There were recently also some discussions in STAC on how to best integrate things like zarr. Based on https://github.com/radiantearth/stac-spec/issues/779 I'm working on collection-level assets (PR is coming in the next hours), which we'll probably use for the ESM collection extension. There also have been discussions on how we could allow Items to represent "parts" of a zarr archive and came up with nullable timestamps (see https://github.com/radiantearth/stac-spec/pull/798).

cholmes commented 4 years ago

I've had some family stuff come up, so may miss thursday meeting completely, and at the very least will likely be in and out. But I don't think I'm core to it - psyched to see what the group comes up with!

rabernat commented 4 years ago

Hi All! I'm looking forward to little sprint today at 1pm EST. I suggest we convene briefly at https://whereby.com/pangeo at 1pm to discuss our work plan.

andersy005 commented 4 years ago

Sounds good 👌! I will be there at 1pm.

m-mohr commented 4 years ago

Great work today. I went through the example PRs with the new JSON schema in #27 and left comments how they could validate.

rabernat commented 4 years ago

Hi Folks--sorry for letting this hang for so long. I'd like to get the PRs merged asap. It seems like the only PR missing is @jhamman's narrative description of the new spec. Am I remembering things correctly?

I have assigned reviewers to all the PRs. Let's get them reviewed, approved, and merged.

m-mohr commented 4 years ago

It seems there are some points left for discussion, especially self-contained catalogs (i.e. esm:catalog).
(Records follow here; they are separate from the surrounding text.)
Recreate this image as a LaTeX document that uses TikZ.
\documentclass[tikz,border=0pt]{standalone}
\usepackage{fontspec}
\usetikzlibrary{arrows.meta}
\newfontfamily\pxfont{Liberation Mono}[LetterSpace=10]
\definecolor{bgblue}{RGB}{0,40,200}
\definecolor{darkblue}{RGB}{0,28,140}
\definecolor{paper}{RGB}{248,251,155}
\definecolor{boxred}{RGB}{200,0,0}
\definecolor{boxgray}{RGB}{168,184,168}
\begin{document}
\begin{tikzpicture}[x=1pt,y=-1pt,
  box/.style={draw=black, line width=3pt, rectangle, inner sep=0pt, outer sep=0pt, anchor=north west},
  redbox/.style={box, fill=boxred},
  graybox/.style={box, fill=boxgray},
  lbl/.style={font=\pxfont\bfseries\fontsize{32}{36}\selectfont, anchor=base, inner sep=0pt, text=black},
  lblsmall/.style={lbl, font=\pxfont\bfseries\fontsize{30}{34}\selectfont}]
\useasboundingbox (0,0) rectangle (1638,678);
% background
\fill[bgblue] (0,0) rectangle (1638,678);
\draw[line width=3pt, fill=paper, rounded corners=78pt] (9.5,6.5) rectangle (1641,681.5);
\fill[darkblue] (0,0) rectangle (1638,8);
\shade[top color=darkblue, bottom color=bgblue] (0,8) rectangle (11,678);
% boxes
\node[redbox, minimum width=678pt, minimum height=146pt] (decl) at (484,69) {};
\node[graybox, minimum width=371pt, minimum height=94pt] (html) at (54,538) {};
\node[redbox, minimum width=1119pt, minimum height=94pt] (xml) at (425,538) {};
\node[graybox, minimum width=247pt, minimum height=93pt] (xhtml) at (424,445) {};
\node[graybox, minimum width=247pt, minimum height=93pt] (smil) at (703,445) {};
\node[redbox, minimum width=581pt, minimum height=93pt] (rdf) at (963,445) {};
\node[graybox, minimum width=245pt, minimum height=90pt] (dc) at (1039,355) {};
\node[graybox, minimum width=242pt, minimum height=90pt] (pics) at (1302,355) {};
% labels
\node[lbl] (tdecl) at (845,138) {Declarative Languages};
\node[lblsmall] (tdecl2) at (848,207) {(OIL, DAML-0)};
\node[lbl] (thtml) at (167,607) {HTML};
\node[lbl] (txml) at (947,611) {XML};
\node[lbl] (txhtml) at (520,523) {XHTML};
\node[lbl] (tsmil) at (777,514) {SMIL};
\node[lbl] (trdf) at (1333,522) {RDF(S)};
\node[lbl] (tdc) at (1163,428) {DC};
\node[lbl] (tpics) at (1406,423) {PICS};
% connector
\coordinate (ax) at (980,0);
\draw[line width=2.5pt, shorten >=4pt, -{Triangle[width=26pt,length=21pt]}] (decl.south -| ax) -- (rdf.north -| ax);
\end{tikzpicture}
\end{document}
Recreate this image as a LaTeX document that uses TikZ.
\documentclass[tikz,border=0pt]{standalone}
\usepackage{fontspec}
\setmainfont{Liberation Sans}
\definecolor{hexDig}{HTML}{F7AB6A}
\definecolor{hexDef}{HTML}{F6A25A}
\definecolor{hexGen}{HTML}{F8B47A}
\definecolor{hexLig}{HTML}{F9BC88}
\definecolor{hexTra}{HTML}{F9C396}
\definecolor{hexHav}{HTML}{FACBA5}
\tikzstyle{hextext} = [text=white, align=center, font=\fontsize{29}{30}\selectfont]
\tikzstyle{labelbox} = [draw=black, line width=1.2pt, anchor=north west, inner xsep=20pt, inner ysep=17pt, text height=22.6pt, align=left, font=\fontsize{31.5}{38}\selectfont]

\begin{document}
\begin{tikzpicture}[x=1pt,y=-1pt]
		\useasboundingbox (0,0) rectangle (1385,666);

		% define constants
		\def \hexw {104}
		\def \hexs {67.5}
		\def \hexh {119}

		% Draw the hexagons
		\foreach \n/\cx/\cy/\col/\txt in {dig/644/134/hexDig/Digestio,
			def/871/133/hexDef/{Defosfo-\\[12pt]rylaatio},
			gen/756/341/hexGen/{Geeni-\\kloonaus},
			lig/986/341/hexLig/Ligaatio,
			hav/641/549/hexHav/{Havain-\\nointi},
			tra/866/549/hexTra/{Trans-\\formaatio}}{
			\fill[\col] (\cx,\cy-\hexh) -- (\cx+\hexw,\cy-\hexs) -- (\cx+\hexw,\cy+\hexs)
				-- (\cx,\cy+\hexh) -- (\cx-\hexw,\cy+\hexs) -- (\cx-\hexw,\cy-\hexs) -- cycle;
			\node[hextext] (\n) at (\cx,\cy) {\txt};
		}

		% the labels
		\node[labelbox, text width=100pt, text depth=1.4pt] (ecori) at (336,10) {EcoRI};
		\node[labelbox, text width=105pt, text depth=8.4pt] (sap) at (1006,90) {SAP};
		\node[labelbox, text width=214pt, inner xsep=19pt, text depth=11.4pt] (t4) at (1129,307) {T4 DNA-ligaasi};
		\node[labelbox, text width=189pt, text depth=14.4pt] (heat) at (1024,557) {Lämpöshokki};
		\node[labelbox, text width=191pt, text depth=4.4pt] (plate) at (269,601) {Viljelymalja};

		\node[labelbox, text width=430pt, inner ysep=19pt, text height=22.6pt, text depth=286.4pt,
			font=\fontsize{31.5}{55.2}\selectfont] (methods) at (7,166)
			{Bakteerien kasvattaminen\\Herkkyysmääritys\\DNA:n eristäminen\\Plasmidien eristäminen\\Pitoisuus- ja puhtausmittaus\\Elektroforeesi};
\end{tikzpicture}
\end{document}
jhamman commented 4 years ago

Just wanted to drop a quick note here to highlight the upcoming STAC sprint (https://medium.com/radiant-earth-insights/join-us-for-stac-sprint-6-our-first-fully-remote-event-28e118a5279c). Might be a good opportunity to push things forward on the esp spec front.

cholmes commented 4 years ago

Would definitely be great if people could join. I'd really love to get at least a small sample zarr+stac catalog up. May even be able to structure some sort of 'prize' to make that happen, as there are sponsors interested in seeing this happen, and I think it'd be a great test to ensure STAC is ready for 1.0

m-mohr commented 4 years ago

I'll be available the first and last day of the data sprint until around 11pm CEST, if you need me for anything.

andersy005 commented 4 years ago

@m-mohr, I plan to be at the sprint (excluding times I have meetings at work). Happy to help with getting what we started in #27 done at the sprint

rabernat commented 4 years ago

I'm curious how this issue has progressed. Are we any closer to being able to catalog our cloud-based data in STAC? Is there a way I can help?